Mercredi 8 mai, Biden parlait de suspendre des livraisons d’armes prévues à Israël : « Ils n’auront pas notre soutien s’ils vont dans les centres de population. » Vendredi 10, l’armée israélienne sommait la population de quitter la ville de Rafah, où 1,4 million de Gazaouis sont entassés, pour lancer son offensive. Le Département d’État américain déclarait que rien ne prouvait qu’Israël ait violé le droit international à Gaza : pas de raison de suspendre les livraisons. Et les bombardements massifs commençaient sur Rafah, pendant qu’au nord de la bande, les chars pénétraient à Jabaliya, un camp de réfugiés datant de l’exode forcé de 1948, où vivent plus de 100 000 personnes. Ni les gros yeux que lui fait de temps à autre Biden, ni les conseils de modération ou appels à négocier ponctuels d’un Macron ne freinent Netanyahou.
Les allées venues de Blinken entre Washington, Tel Aviv et les capitales du monde arabe, les incitations à négocier une trêve n’ont qu’une raison d’être : la crainte des grandes puissances que le massacre en cours ainsi que la volonté de Netanyahou – dans la lignée de toutes les guerres précédentes menées par Israël (1948, 1967, 1973, 1982) – de chasser tous les Palestiniens et créer le grand Israël de la mer au Jourdain ne déstabilise l’ensemble de la région. À commencer par les dictatures amies du maréchal Sissi en Égypte et du roi Abdallah de Jordanie. Tous craignent la colère des peuples de la région, une colère qui est pour nous l’espoir et la meilleure aide que pourrait trouver le peuple palestinien. Car, si les réactions dans les pays voisins sont restées à ce jour limitées, le sentiment de solidarité avec le peuple palestinien y est toujours vivace.
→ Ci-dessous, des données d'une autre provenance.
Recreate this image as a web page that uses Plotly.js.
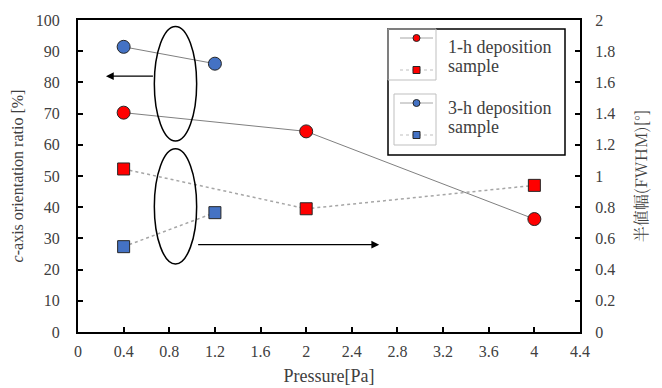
<!DOCTYPE html>
<html><head><meta charset="utf-8">
<script src="https://cdn.plot.ly/plotly-3.0.1.min.js"></script>
<style>html,body{margin:0;padding:0;background:#fff}</style>
</head><body>
<div id="chart" style="width:662px;height:388px"></div>
<script>
// Data
const pressure1h = [0.4, 2, 4];
const ratio1h = [70.3, 64.3, 36.2];
const fwhm1h = [1.045, 0.79, 0.94];
const pressure3h = [0.4, 1.2];
const ratio3h = [91.4, 86];
const fwhm3h = [0.547, 0.765];
const xTicks = [0, 0.4, 0.8, 1.2, 1.6, 2, 2.4, 2.8, 3.2, 3.6, 4, 4.4];
const legendLabels = ['1-h deposition', 'sample', '3-h deposition', 'sample'];

const RED = '#ff0000', BLUE = '#4472c4', EDGE = '#262626';
const FONT = '"Liberation Serif", serif';

const traces = [
  {x: pressure3h, y: ratio3h, xaxis:'x', yaxis:'y', mode:'lines+markers',
   line:{color:'#808080', width:1}, marker:{symbol:'circle', size:13, color:BLUE, line:{color:EDGE, width:1}}},
  {x: pressure1h, y: ratio1h, xaxis:'x', yaxis:'y', mode:'lines+markers',
   line:{color:'#808080', width:1}, marker:{symbol:'circle', size:13, color:RED, line:{color:EDGE, width:1}}},
  {x: pressure1h, y: fwhm1h, xaxis:'x', yaxis:'y2', mode:'lines+markers',
   line:{color:'#a6a6a6', width:1.5, dash:'dot'}, marker:{symbol:'square', size:12, color:RED, line:{color:EDGE, width:1}}},
  {x: pressure3h, y: fwhm3h, xaxis:'x', yaxis:'y2', mode:'lines+markers',
   line:{color:'#a6a6a6', width:1.5, dash:'dot'}, marker:{symbol:'square', size:12, color:BLUE, line:{color:EDGE, width:1}}},
  // legend samples (overlay axes in plot-pixel units)
  {x:[322,355], y:[18,18], xaxis:'x3', yaxis:'y3', mode:'lines', line:{color:'#a6a6a6', width:1}},
  {x:[338.5], y:[18], xaxis:'x3', yaxis:'y3', mode:'markers', marker:{symbol:'circle', size:7, color:RED, line:{color:EDGE, width:1}}},
  {x:[322,355], y:[50,50], xaxis:'x3', yaxis:'y3', mode:'lines', line:{color:'#bfbfbf', width:1, dash:'dot'}},
  {x:[338.5], y:[50], xaxis:'x3', yaxis:'y3', mode:'markers', marker:{symbol:'square', size:7, color:RED, line:{color:EDGE, width:1}}},
  {x:[322,355], y:[83,83], xaxis:'x3', yaxis:'y3', mode:'lines', line:{color:'#a6a6a6', width:1}},
  {x:[338.5], y:[83], xaxis:'x3', yaxis:'y3', mode:'markers', marker:{symbol:'circle', size:7, color:BLUE, line:{color:EDGE, width:1}}},
  {x:[322,355], y:[115,115], xaxis:'x3', yaxis:'y3', mode:'lines', line:{color:'#bfbfbf', width:1, dash:'dot'}},
  {x:[338.5], y:[115], xaxis:'x3', yaxis:'y3', mode:'markers', marker:{symbol:'square', size:7, color:BLUE, line:{color:EDGE, width:1}}}
];

const tickFont = {family: FONT, size: 16, color:'#404040'};
const layout = {
  width:662, height:388,
  margin:{l:78, r:82, t:20, b:56},
  paper_bgcolor:'#fff', plot_bgcolor:'#fff',
  showlegend:false,
  font:{family:FONT, color:'#404040'},
  xaxis:{range:[0,4.4], tickvals:xTicks, ticktext:xTicks.map(String), showgrid:false, zeroline:false,
    showline:true, mirror:true, linecolor:'#000', linewidth:2, ticks:'inside', ticklen:5, tickwidth:2, tickcolor:'#000',
    ticklabelstandoff:4,
    tickfont:tickFont, title:{text:'Pressure[Pa]', font:{family:FONT, size:18, color:'#404040'}, standoff:10}},
  yaxis:{range:[0,100], dtick:10, showgrid:false, zeroline:false, showline:true, linecolor:'#000', linewidth:2,
    ticks:'inside', ticklen:5, tickwidth:2, tickcolor:'#000', tickfont:tickFont, ticklabelstandoff:13,
    title:{text:'<i>c</i>-axis orientation ratio [%]', font:{family:FONT, size:16, color:'#404040'}, standoff:8}},
  yaxis2:{range:[0,2], dtick:0.2, overlaying:'y', side:'right', showgrid:false, zeroline:false, showline:true,
    linecolor:'#000', linewidth:2, ticks:'inside', ticklen:5, tickwidth:2, tickcolor:'#000', tickfont:tickFont,
    ticklabelstandoff:10,
    title:{text:'半値幅(FWHM)[°]', font:{family:'"Noto Serif CJK JP", "Noto Sans CJK JP", serif', size:16, color:'#404040'}, standoff:22}},
  xaxis3:{overlaying:'x', range:[0,502], visible:false, fixedrange:true},
  yaxis3:{overlaying:'y', range:[312,0], visible:false, fixedrange:true},
  shapes:[
    {type:'circle', xref:'x', yref:'y', x0:0.669, x1:1.04, y0:61.2, y1:97.9, line:{color:'#000', width:1.5}},
    {type:'circle', xref:'x', yref:'y', x0:0.669, x1:1.04, y0:21.8, y1:58.7, line:{color:'#000', width:1.5}},
    {type:'rect', xref:'x3', yref:'y3', x0:310, x1:487, y0:9, y1:135, line:{color:'#000', width:1.5}},
    {type:'rect', xref:'x3', yref:'y3', x0:310, x1:358, y0:9, y1:60, line:{color:'#bfbfbf', width:1}},
    {type:'rect', xref:'x3', yref:'y3', x0:316, x1:358, y0:74, y1:125, line:{color:'#bfbfbf', width:1}}
  ],
  annotations:[
    {xref:'x', yref:'y', axref:'x', ayref:'y', x:0.245, y:82, ax:0.67, ay:82, text:'', showarrow:true,
     arrowhead:2, arrowsize:1.3, arrowwidth:1.2, arrowcolor:'#000'},
    {xref:'x', yref:'y', axref:'x', ayref:'y', x:2.64, y:28, ax:1.04, ay:28, text:'', showarrow:true,
     arrowhead:2, arrowsize:1.3, arrowwidth:1.2, arrowcolor:'#000'},
    {xref:'x3', yref:'y3', x:368, y:27, text:legendLabels[0], showarrow:false, xanchor:'left', yanchor:'middle', font:{family:FONT, size:18, color:'#404040'}},
    {xref:'x3', yref:'y3', x:368, y:46, text:legendLabels[1], showarrow:false, xanchor:'left', yanchor:'middle', font:{family:FONT, size:18, color:'#404040'}},
    {xref:'x3', yref:'y3', x:368, y:88, text:legendLabels[2], showarrow:false, xanchor:'left', yanchor:'middle', font:{family:FONT, size:18, color:'#404040'}},
    {xref:'x3', yref:'y3', x:368, y:107, text:legendLabels[3], showarrow:false, xanchor:'left', yanchor:'middle', font:{family:FONT, size:18, color:'#404040'}}
  ]
};
Plotly.newPlot('chart', traces, layout, {displayModeBar:false, staticPlot:true});
</script>
</body></html>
En Égypte les manifestations sont interdites. Le régime est échaudé : lorsque, le 20 octobre, au début de la guerre, il s’est senti tenu d’appeler à un rassemblement, des manifestants en avaient profité pour lancer des slogans anti-régime et déferler vers la place Tahrir, lieu de la révolte du Printemps arabe. Un mauvais souvenir pour le régime. Le 23 avril dernier, un simple rassemblement d’une vingtaine de militantes féministes, avocates et journalistes, pour demander la protection des femmes de Gaza et du Soudan victimes des guerres qui s’y déroulent a été encerclé par la police et seize des participantes ont été arrêtées. Trois jours plus tard, au stade du Caire où se jouait la finale de la Ligue africaine des champions, la foule entonnait des slogans de soutien à la population gazaouie et des policiers en civils s’en sont pris à des supporters brandissant des drapeaux palestiniens.
En Jordanie – ce pays de 10 millions d’habitants dont 60 % de la population est d’origine palestinienne, 2,2 millions vivant toujours dans les camps de réfugiés –, les manifestations ont été nombreuses depuis l’automne 2023, malgré les interdictions et les arrestations de centaines de personnes, réprimées pour leur critique de la politique de collaboration du gouvernement jordanien avec Israël. Le 30 avril, à Aman, la capitale, un millier d’étudiants venus de diverses universités se sont rassemblés pour protester contre la guerre à Gaza, évoquant au passage les manifestations semblables dans les universités américaines.
Des mobilisations et des liens qui ajoutent aux raisons que nous avons d’être nombreux à continuer à manifester ici contre le massacre perpétré par l’État d’Israël avec le soutien éhonté de tous les gouvernements, dont celui de Macron.